We had a great time in Las Vegas last week meeting and talking with the ever-lively HR professionals at the HR in Hospitality Conference.
Since the conference did not end with an awards ceremony, as some shows do, we’ve put together an unofficial list of winners from an informal survey we took on the expo floor.
So, without further adieu, the winners are…
Most Used Social Platform for Recruiting after LinkedIn:
Facebook just edged out Twitter to take first position. This is actually close to the SHRM data collected last year (Slide 14) which found recruiting use of Twitter to trail that of Facebook by about 15%.
However, what we found more revealing than the difference in adoption of these platforms was, rather, the similarity in what the respondents wanted us to note, namely:
- Their Marketing Department officially owned these social channels.
- These channels naturally aimed to drive branding and engagement first.
- Their main challenge was how to balance brand engagement with recruitment activity on these feeds.
We assured them that they can balance that brand engagement with recruitment activity via social media. In fact, keeping Twitter job channels and Facebook careers tabs separate from a brand’s main engagement channel is actually a best practice we apply and preach at TweetMyJobs.
Most Common Reason Someone Came Directly To Our Booth:
Bandwidth. Our most engaged conversations were with professionals who were already managing, at some level, a social recruiting tactic. Usually this management was manual—copying and pasting job listing URLs from their career site and posting onto various social platforms.
But those who had the best question, the most defined problems, came to our booth ready to share their challenges because they had arrived at a tipping point. They were outgrowing the current method and needed to graduate to a robust solution that could grow alongside their business.
Above is an excerpt of our New TweetMyJobs Product One Sheet that we debuted at the show. To request a copy, please contact us and note it in your message.
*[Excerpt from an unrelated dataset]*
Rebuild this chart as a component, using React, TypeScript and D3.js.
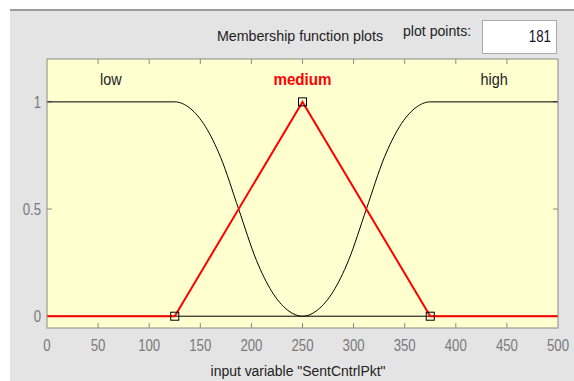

We’ll send you one right away.
Most Candid Answer to Our Most Asked Question:
“So how are you using Social Media for recruiting today?”
The individual replied with confidence, “Well I’m glad you asked.” Then after a pause, “We are using it very poorly.”
Although I cannot disclose to whom I can credit this candid, and comically delivered, quote; I will say that the conversation that followed was one of our most engaging talks at the conference.
We discovered that this HR Pro was handling a good amount of requisitions a month and was already utilizing social media to reach qualified candidates—but was doing so by posting jobs one-by-one on Twitter manually, fastidiously, heroically.
Again, at a certain volume, the biggest problem becomes bandwidth, and the biggest demand—intelligent, automated job distribution.
Most Given Reason for Not Having Yet Adopted Social Recruiting:
“I want to, but my Boss/Colleague/Company is a little behind the Social Recruiting curve.”
We even received a more aggressive response, and possibly borderline threat:
“Our HR Director doesn’t ‘get’ Social Recruiting. So our Social Recruiting strategy is to get a new Director,” they laughed.
I laughed, nervously.
We’ve heard this before: Company culture and the dearth of social recruiting education were the most often cited barriers. But in the year 2014, can the lack of social recruiting education really be blamed anymore?
Consider our observation that the main question surrounding Social Recruiting has greatly shifted in just the past few years from “What is Social Recruiting?” to “How can we implement Social Recruiting better?”
Since most HR pros know what Social Recruiting is today, the barrier may truly be more cultural than educational.
Most Engaging Topic During the HR Tips & Trends Panel:
Millennials and Baby Boomers. Perhaps the most memorable fact I left with from the conference was that, for the first time ever, the Hospitality Industry boasts an employee demographic spanning across five generations—at times Baby Boomers and Millennials working “smack right up against each other,” as Debbie Brown, VP of HR at Four Seasons Hotels and Resorts phrased during the panel session.
Brown expounds on what millennials are looking for in their work:
“For Millennials, a job is not just a job; they expect an experience,” and then added for comedic kick, “…whatever that means.”
However, fellow panelist Alan Momeyer, VP of HR at Loews Corporation, finds a point of similarity, “It’s a search for meaning for the Millennials—not much different from the Baby Boomers.” He adds, “People don’t retire unless they feel like they are going to something.”
Momeyer weighs in a little more on the Baby Boomer Exodus, warning, “Baby Boomers will leave at some point, and they will leave a leadership vacuum you may not be prepared for.”
Momeyer may be urging his colleagues to prepare for the coming Boomer Exodus, but according to a recent survey, 63% of CFOs remain nonchalant about the big exit.
The talk was a great reminder of how unique the Human Capital space is and how it demands from its top leaders a deep understanding of age, cultural, and generational issues which are in a constant state of flux and usually at the center of debate.